INSTRUCTIONS FOR THE TASK:
Begin with the first line below and retype each line exactly through the line containing "import pandas as pd". Any pictures are to be left out.

GIVEN INFORMATION:

(begin)

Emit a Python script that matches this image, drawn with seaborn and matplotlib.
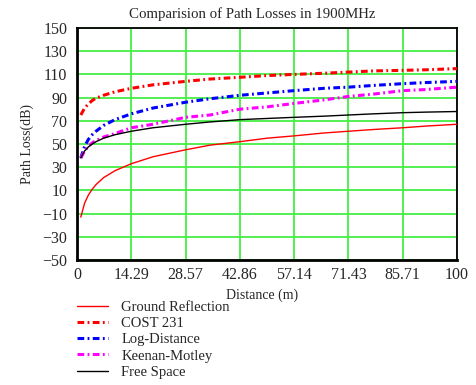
import matplotlib
matplotlib.use("Agg")
import matplotlib.pyplot as plt
import seaborn as sns
import pandas as pd

distance = [1, 2, 3, 4, 5, 7, 10, 14.29, 20, 28.57, 35, 42.86, 50, 57.14, 65, 71.43, 78, 85.71, 92, 100]
ground_reflection = [-13, -1, 6, 11, 15, 21, 27, 33, 39, 45, 49, 52, 55, 57, 59.5, 61, 62.5, 64, 65.5, 67]
cost231 = [75, 81, 84.5, 87.5, 89.5, 92, 95, 98, 101, 104, 106, 107.5, 109, 110, 111, 112, 113, 113.5, 114, 115]
log_distance = [38, 48, 54, 58, 61, 66, 71, 76, 81, 86, 89, 92, 94, 96, 98, 99, 100.5, 102, 103, 104]
keenan_motley = [38, 44, 48, 51, 53, 56, 59, 64, 67, 73, 75, 80, 82, 85, 88, 91, 93, 96, 97, 99]
free_space = [38, 44, 47.5, 50, 52, 55, 58, 61, 64, 67, 69, 71, 72, 73, 74, 75, 76, 77, 77.5, 78]

series_names = ["Ground Reflection", "COST 231", "Log-Distance", "Keenan-Motley", "Free Space"]
series_values = [ground_reflection, cost231, log_distance, keenan_motley, free_space]

x_ticks = [0, 14.29, 28.57, 42.86, 57.14, 71.43, 85.71, 100]
x_tick_labels = ["0", "14.29", "28.57", "42.86", "57.14", "71.43", "85.71", "100"]
y_ticks = [150, 130, 110, 90, 70, 50, 30, 10, -10, -30, -50]
y_tick_labels = ["150", "130", "110", "90", "70", "50", "30", "10", "\u221210", "\u221230", "\u221250"]

sns.set_style("white")
plt.rcParams["font.family"] = ["Liberation Serif", "DejaVu Serif"]
plt.rcParams["font.size"] = 11

dash = (0, (2.2, 1.1, 0.6, 1.1))
styles = {
    "Ground Reflection": dict(color="#ff0000", lw=1.0, ls="-"),
    "COST 231": dict(color="#ff0000", lw=2.5, ls=dash),
    "Log-Distance": dict(color="#0000ff", lw=2.5, ls=dash),
    "Keenan-Motley": dict(color="#ff00ff", lw=2.5, ls=dash),
    "Free Space": dict(color="#000000", lw=1.0, ls="-"),
}

fig = plt.figure(figsize=(4.77, 3.85), dpi=100)
ax = fig.add_axes([77 / 477, 1 - 260 / 385, 380 / 477, 232 / 385])

for name, vals in zip(series_names, series_values):
    df = pd.DataFrame({"d": distance, "v": vals})
    st = styles[name]
    sns.lineplot(data=df, x="d", y="v", ax=ax, color=st["color"], linewidth=st["lw"],
                 linestyle=st["ls"], label=name, legend=False, zorder=3)

ax.set_xlim(0, 100)
ax.set_ylim(-50, 150)
ax.set_xticks(x_ticks)
ax.set_xticklabels(x_tick_labels)
ax.set_yticks(y_ticks)
ax.set_yticklabels(y_tick_labels)
ax.tick_params(length=0, labelsize=11.5)
ax.tick_params(axis="x", pad=5)
ax.tick_params(axis="y", pad=7)
ax.grid(True, color="#44ee44", linewidth=1.3, zorder=1)
for s in ax.spines.values():
    s.set_color("black")
    s.set_linewidth(1.3)
ax.spines["left"].set_linewidth(2)
ax.spines["bottom"].set_linewidth(2)

fig.text(252 / 477, 1 - 14 / 385, "Comparision of Path Losses in 1900MHz", fontsize=10.7,
         ha="center", va="center")
ax.set_xlabel("Distance (m)", fontsize=10, labelpad=3)
ax.xaxis.set_label_coords((262.5 - 77) / 380, -0.125)
ax.set_ylabel("Path Loss(dB)", fontsize=10, labelpad=6)

h, l = ax.get_legend_handles_labels()
for hd in h:
    if hd.get_linewidth() > 2:
        hd.set_linewidth(2.2)
fig.legend(h, l, loc="upper left", bbox_to_anchor=(77 / 477, 1 - 301 / 385), frameon=False,
           fontsize=10.5, handlelength=2.15, handletextpad=0.9, labelspacing=0.2,
           borderpad=0, borderaxespad=0)

fig.savefig("out.png", dpi=100)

(end)

THE REPLY:
Emit a Python script that matches this image, drawn with seaborn and matplotlib.
import matplotlib
matplotlib.use("Agg")
import matplotlib.pyplot as plt
import seaborn as sns
import pandas as pd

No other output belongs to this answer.